-- START OF Data extract --

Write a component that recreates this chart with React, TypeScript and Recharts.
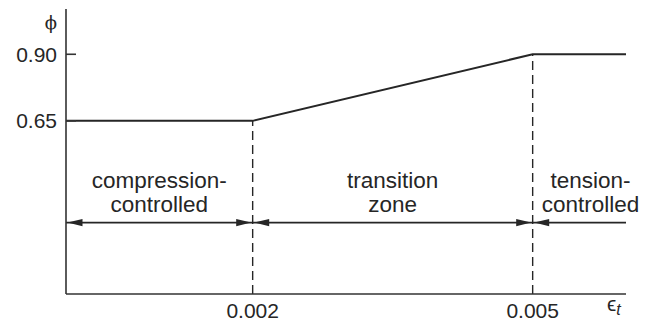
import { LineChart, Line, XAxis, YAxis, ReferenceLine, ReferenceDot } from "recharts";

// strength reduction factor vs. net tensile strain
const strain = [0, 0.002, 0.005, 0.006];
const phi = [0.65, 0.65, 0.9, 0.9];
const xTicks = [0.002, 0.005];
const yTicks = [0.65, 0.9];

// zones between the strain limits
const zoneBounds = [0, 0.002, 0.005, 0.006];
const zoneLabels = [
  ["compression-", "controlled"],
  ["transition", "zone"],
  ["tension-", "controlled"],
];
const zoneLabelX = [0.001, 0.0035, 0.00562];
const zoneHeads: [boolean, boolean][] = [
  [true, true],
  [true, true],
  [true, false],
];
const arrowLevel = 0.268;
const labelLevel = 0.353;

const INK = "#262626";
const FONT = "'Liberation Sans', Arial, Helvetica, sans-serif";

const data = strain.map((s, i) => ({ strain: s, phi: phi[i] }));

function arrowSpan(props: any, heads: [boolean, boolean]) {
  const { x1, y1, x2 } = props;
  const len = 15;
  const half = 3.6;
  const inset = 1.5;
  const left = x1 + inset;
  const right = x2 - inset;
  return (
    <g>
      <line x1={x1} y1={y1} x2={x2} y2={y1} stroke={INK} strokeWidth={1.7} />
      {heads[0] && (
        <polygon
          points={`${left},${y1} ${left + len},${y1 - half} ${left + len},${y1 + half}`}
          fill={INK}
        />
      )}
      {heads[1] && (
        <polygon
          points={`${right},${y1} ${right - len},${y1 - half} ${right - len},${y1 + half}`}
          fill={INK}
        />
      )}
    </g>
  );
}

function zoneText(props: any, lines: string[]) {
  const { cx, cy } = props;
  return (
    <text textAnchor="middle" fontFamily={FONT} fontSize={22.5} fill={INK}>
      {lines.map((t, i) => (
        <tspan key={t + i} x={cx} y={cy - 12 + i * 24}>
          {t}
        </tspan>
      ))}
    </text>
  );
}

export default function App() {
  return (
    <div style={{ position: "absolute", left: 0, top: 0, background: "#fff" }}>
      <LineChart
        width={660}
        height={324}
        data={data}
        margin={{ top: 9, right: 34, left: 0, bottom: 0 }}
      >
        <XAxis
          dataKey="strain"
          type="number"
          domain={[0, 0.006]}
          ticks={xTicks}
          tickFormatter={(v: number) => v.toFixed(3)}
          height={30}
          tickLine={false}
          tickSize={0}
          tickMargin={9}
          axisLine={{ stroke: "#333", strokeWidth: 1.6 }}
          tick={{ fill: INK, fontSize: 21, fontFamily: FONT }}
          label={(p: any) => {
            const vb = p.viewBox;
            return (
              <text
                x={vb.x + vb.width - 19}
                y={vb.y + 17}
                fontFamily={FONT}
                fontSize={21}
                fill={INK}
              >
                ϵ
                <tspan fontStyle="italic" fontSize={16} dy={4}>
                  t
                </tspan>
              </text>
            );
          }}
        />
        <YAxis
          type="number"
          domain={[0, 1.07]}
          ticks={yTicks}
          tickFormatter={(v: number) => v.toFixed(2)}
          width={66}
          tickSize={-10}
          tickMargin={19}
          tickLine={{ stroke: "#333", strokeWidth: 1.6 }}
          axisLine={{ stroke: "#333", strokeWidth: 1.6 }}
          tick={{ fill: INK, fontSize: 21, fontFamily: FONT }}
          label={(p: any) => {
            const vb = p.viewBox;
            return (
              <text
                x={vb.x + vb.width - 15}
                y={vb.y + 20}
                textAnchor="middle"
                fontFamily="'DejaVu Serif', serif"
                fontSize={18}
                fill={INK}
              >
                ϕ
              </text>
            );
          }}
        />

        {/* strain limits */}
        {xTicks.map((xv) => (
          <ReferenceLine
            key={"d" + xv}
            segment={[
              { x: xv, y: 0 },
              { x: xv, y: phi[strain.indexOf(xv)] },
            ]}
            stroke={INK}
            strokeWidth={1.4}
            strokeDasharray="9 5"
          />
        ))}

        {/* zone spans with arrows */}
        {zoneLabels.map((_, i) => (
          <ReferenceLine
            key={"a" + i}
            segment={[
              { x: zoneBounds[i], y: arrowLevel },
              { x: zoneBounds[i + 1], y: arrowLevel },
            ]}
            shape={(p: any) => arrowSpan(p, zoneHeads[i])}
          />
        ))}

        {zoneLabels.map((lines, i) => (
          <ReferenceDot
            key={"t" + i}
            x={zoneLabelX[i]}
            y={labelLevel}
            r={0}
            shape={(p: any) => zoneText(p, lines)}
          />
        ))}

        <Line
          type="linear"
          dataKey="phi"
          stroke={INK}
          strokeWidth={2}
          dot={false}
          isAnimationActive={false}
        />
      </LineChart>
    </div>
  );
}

-- END OF Data extract --

Written exercise: Your task is to reproduce exactly the lines from the start of the data above through the line containing "const data = strain.map((s, i)", leaving every picture out.

Result of this task:
Write a component that recreates this chart with React, TypeScript and Recharts.
import { LineChart, Line, XAxis, YAxis, ReferenceLine, ReferenceDot } from "recharts";

// strength reduction factor vs. net tensile strain
const strain = [0, 0.002, 0.005, 0.006];
const phi = [0.65, 0.65, 0.9, 0.9];
const xTicks = [0.002, 0.005];
const yTicks = [0.65, 0.9];

// zones between the strain limits
const zoneBounds = [0, 0.002, 0.005, 0.006];
const zoneLabels = [
  ["compression-", "controlled"],
  ["transition", "zone"],
  ["tension-", "controlled"],
];
const zoneLabelX = [0.001, 0.0035, 0.00562];
const zoneHeads: [boolean, boolean][] = [
  [true, true],
  [true, true],
  [true, false],
];
const arrowLevel = 0.268;
const labelLevel = 0.353;

const INK = "#262626";
const FONT = "'Liberation Sans', Arial, Helvetica, sans-serif";

const data = strain.map((s, i) => ({ strain: s, phi: phi[i] }));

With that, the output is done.